>> Begin

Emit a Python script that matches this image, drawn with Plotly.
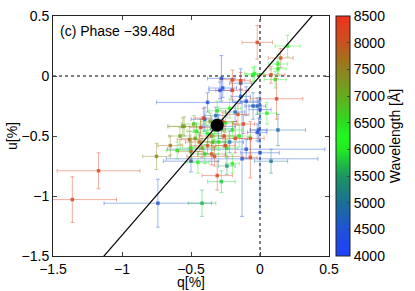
import plotly.graph_objects as go

# ---------------- data ----------------
q_vals = [-1.36, -1.17, -0.75, -0.74, -0.42, -0.02, 0.15, 0.20, 0.13, 0.13,
          0.08, 0.11, -0.04, -0.28, -0.14, -0.20, -0.14, 0.12, 0.05, 0.13,
          -0.01, -0.07, 0.00, -0.10, -0.05, -0.20, -0.27, -0.25, -0.18, -0.24,
          0.08, -0.13, -0.07, -0.31, -0.28, -0.24, -0.20, -0.33, -0.50, -0.45,
          -0.38, -0.55, -0.47, -0.43, -0.40, -0.46, -0.38, -0.29, -0.05, -0.22,
          0.00, -0.02, -0.41, -0.56, -0.51, -0.02, -0.16, -0.31, -0.14, -0.10,
          -0.33, -0.35, -0.27, -0.30, -0.38, -0.42, -0.50, -0.26, -0.20, -0.12,
          -0.22, -0.60, -0.65, -0.35, -0.50, -0.30, -0.18,
          -0.36, -0.28, -0.34, -0.44, -0.25, -0.32, -0.48, -0.58, -0.40, -0.15]
u_vals = [-1.03, -0.79, -0.67, -1.06, -1.06, 0.28, 0.15, 0.25, 0.10, 0.06,
          0.01, -0.03, 0.02, -0.02, -0.06, -0.03, -0.04, -0.19, -0.31, -0.45,
          -0.45, -0.52, -0.64, -0.21, -0.25, -0.12, -0.10, -0.39, -0.52, -0.60,
          -0.71, -0.69, -0.68, -0.83, -0.88, -0.75, -0.73, -0.67, -0.71, -0.72,
          -0.22, -0.42, -0.52, -0.43, -0.36, -0.46, -0.58, -0.12, 0.01, -0.27,
          -0.28, -0.25, -0.35, -0.42, -0.53, -0.47, -0.32, -0.29, -0.17, -0.61,
          -0.45, -0.50, -0.38, -0.42, -0.48, -0.60, -0.60, -0.50, -0.45, -0.40,
          -0.55, -0.62, -0.58, -0.65, -0.63, -0.55, -0.30,
          -0.38, -0.44, -0.55, -0.55, -0.58, -0.33, -0.40, -0.50, -0.65, -0.50]
dq_vals = [0.32, 0.30, 0.10, 0.39, 0.10, 0.11, 0.09, 0.09, 0.07, 0.06,
           0.10, 0.08, 0.07, 0.10, 0.08, 0.09, 0.07, 0.19, 0.07, 0.20,
           0.06, 0.10, 0.14, 0.10, 0.06, 0.12, 0.10, 0.06, 0.09, 0.08,
           0.12, 0.55, 0.05, 0.11, 0.10, 0.06, 0.05, 0.20, 0.20, 0.08,
           0.37, 0.12, 0.10, 0.08, 0.10, 0.07, 0.12, 0.08, 0.05, 0.08,
           0.08, 0.06, 0.06, 0.10, 0.09, 0.07, 0.08, 0.06, 0.07, 0.57,
           0.08, 0.09, 0.10, 0.12, 0.07, 0.09, 0.08, 0.10, 0.07, 0.08,
           0.10, 0.08, 0.09, 0.10, 0.09, 0.08, 0.07,
           0.07, 0.08, 0.09, 0.10, 0.07, 0.08, 0.09, 0.08, 0.10, 0.08]
du_vals = [0.19, 0.15, 0.11, 0.20, 0.11, 0.14, 0.08, 0.09, 0.08, 0.06,
           0.07, 0.07, 0.06, 0.19, 0.12, 0.08, 0.07, 0.17, 0.09, 0.13,
           0.10, 0.14, 0.50, 0.12, 0.11, 0.08, 0.08, 0.08, 0.12, 0.07,
           0.10, 0.48, 0.17, 0.12, 0.09, 0.07, 0.08, 0.08, 0.09, 0.09,
           0.08, 0.08, 0.07, 0.07, 0.10, 0.07, 0.07, 0.07, 0.06, 0.08,
           0.08, 0.07, 0.08, 0.07, 0.07, 0.07, 0.09, 0.08, 0.06, 0.08,
           0.08, 0.09, 0.08, 0.10, 0.07, 0.08, 0.08, 0.09, 0.07, 0.08,
           0.09, 0.07, 0.08, 0.09, 0.08, 0.07, 0.08,
           0.07, 0.08, 0.07, 0.08, 0.08, 0.07, 0.07, 0.07, 0.08, 0.09]
wl_vals = [8300, 8200, 7400, 4600, 5700, 8200, 8000, 6300, 6200, 6000,
           8100, 6400, 6100, 4400, 4700, 8100, 8300, 8200, 6300, 4900,
           4600, 8000, 4500, 4500, 4700, 8400, 4300, 6000, 8300, 6200,
           5100, 4500, 8200, 8300, 5800, 5500, 6300, 8100, 4600, 6200,
           4400, 7300, 7400, 8200, 4600, 6100, 8100, 4400, 6200, 6100,
           4500, 4700, 8200, 7200, 8000, 4500, 8100, 6400, 4600, 4400,
           6000, 7300, 8200, 4600, 6100, 7500, 6300, 8100, 6200, 8300,
           4700, 6000, 7600, 8200, 7800, 6400, 4800,
           7000, 5300, 6600, 7800, 8200, 4800, 6800, 7100, 5900, 6200]

mean_q = [-0.31]
mean_u = [-0.41]
isp_slope = 1.327
wl_min, wl_max = 4000, 8500
tick_vals = [-1.5, -1, -0.5, 0, 0.5]
tick_text = ["\u22121.5", "\u22121", "\u22120.5", "0", "0.5"]
cb_ticks = [4000, 4500, 5000, 5500, 6000, 6500, 7000, 7500, 8000, 8500]

# colour scale (blue -> green -> red)
cs = [
    (0.000, (30, 64, 255)),
    (0.111, (30, 82, 215)),
    (0.222, (26, 112, 150)),
    (0.333, (26, 150, 95)),
    (0.444, (32, 235, 32)),
    (0.500, (32, 248, 32)),
    (0.556, (45, 222, 30)),
    (0.667, (100, 172, 30)),
    (0.778, (145, 130, 30)),
    (0.889, (200, 82, 30)),
    (1.000, (240, 50, 30)),
]


def wl_rgb(w):
    t = (w - wl_min) / (wl_max - wl_min)
    t = min(max(t, 0), 1)
    for (t0, c0), (t1, c1) in zip(cs[:-1], cs[1:]):
        if t <= t1:
            f = (t - t0) / (t1 - t0) if t1 > t0 else 0
            return tuple(int(round(a + (b - a) * f)) for a, b in zip(c0, c1))
    return cs[-1][1]


fig = go.Figure()

for q, u, dq, du, w in zip(q_vals, u_vals, dq_vals, du_vals, wl_vals):
    r, g, b = wl_rgb(w)
    ecol = f"rgba({r},{g},{b},0.42)"
    fig.add_trace(go.Scatter(
        x=[q], y=[u], mode="markers",
        marker=dict(symbol="square", size=3.5, color=f"rgba({r},{g},{b},0.8)"),
        error_x=dict(type="data", array=[dq], color=ecol, thickness=1, width=2),
        error_y=dict(type="data", array=[du], color=ecol, thickness=1, width=2),
        showlegend=False, hoverinfo="skip"))

# ISP line through origin
line_x = [-1.5, 0.5]
line_y = [isp_slope * v for v in line_x]
fig.add_trace(go.Scatter(x=line_x, y=line_y, mode="lines",
                         line=dict(color="black", width=1.2),
                         showlegend=False, hoverinfo="skip"))

# mean point
fig.add_trace(go.Scatter(x=mean_q, y=mean_u, mode="markers",
                         marker=dict(size=13, color="black"),
                         showlegend=False, hoverinfo="skip"))

# colorbar carrier
colorscale = [[t, f"rgb{c}"] for t, c in cs]
fig.add_trace(go.Scatter(
    x=[None], y=[None], mode="markers",
    marker=dict(color=[wl_min], cmin=wl_min, cmax=wl_max, colorscale=colorscale,
                showscale=True,
                colorbar=dict(
                    x=1.0254, xanchor="left", xpad=0, ypad=0,
                    y=0, yanchor="bottom", len=1, lenmode="fraction",
                    thickness=14, outlinecolor="#222", outlinewidth=1,
                    tickvals=cb_ticks, ticks="inside", ticklen=3,
                    tickcolor="#444",
                    tickfont=dict(family="Liberation Sans", size=14, color="black"),
                    title=dict(text="Wavelength [\u00c5]", side="right",
                               font=dict(family="Liberation Sans", size=14, color="black")),
                )),
    showlegend=False, hoverinfo="skip"))

axis_common = dict(range=[-1.5, 0.5], tickvals=tick_vals, ticktext=tick_text,
                   ticks="inside", ticklen=4, tickcolor="#444", mirror="ticks",
                   showline=True, linecolor="#222", linewidth=1,
                   showgrid=False, zeroline=False, automargin=False,
                   tickfont=dict(family="Liberation Sans", size=14, color="black"))

fig.update_layout(
    width=415, height=291,
    margin=dict(l=53, r=86, t=16, b=35, autoexpand=False),
    paper_bgcolor="white", plot_bgcolor="white",
    xaxis=axis_common, yaxis=axis_common,
    font=dict(family="Liberation Sans", size=14, color="black"),
    shapes=[
        dict(type="line", xref="x", yref="paper", x0=0, x1=0, y0=0, y1=1,
             line=dict(color="black", width=1, dash="dot"), layer="below"),
        dict(type="line", xref="paper", yref="y", x0=0, x1=1, y0=0, y1=0,
             line=dict(color="black", width=1, dash="dot"), layer="below"),
    ],
    annotations=[
        dict(text="(c) Phase \u221239.48d", xref="paper", yref="paper", x=0, y=1,
             xanchor="left", yanchor="top", xshift=5, yshift=-5, showarrow=False,
             font=dict(family="Liberation Sans", size=14, color="black")),
        dict(text="q[%]", xref="paper", yref="paper", x=0.5, y=0,
             xanchor="center", yanchor="top", yshift=-16, showarrow=False,
             font=dict(family="Liberation Sans", size=14, color="black")),
        dict(text="u[%]", xref="paper", yref="paper", x=0, y=0.5, textangle=-90,
             xanchor="center", yanchor="middle", xshift=-41, showarrow=False,
             font=dict(family="Liberation Sans", size=14, color="black")),
    ],
)

fig.write_html("out.html",
               config={"displayModeBar": False},
               post_script="document.body.style.margin='0';"
                           "document.body.style.overflow='hidden';")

>> End

Exercise brief:
Leave out any pictures and return exactly the lines from the beginning of the data through the line with "import plotly.graph_objects as go", inclusive.

Result for this task:
Emit a Python script that matches this image, drawn with Plotly.
import plotly.graph_objects as go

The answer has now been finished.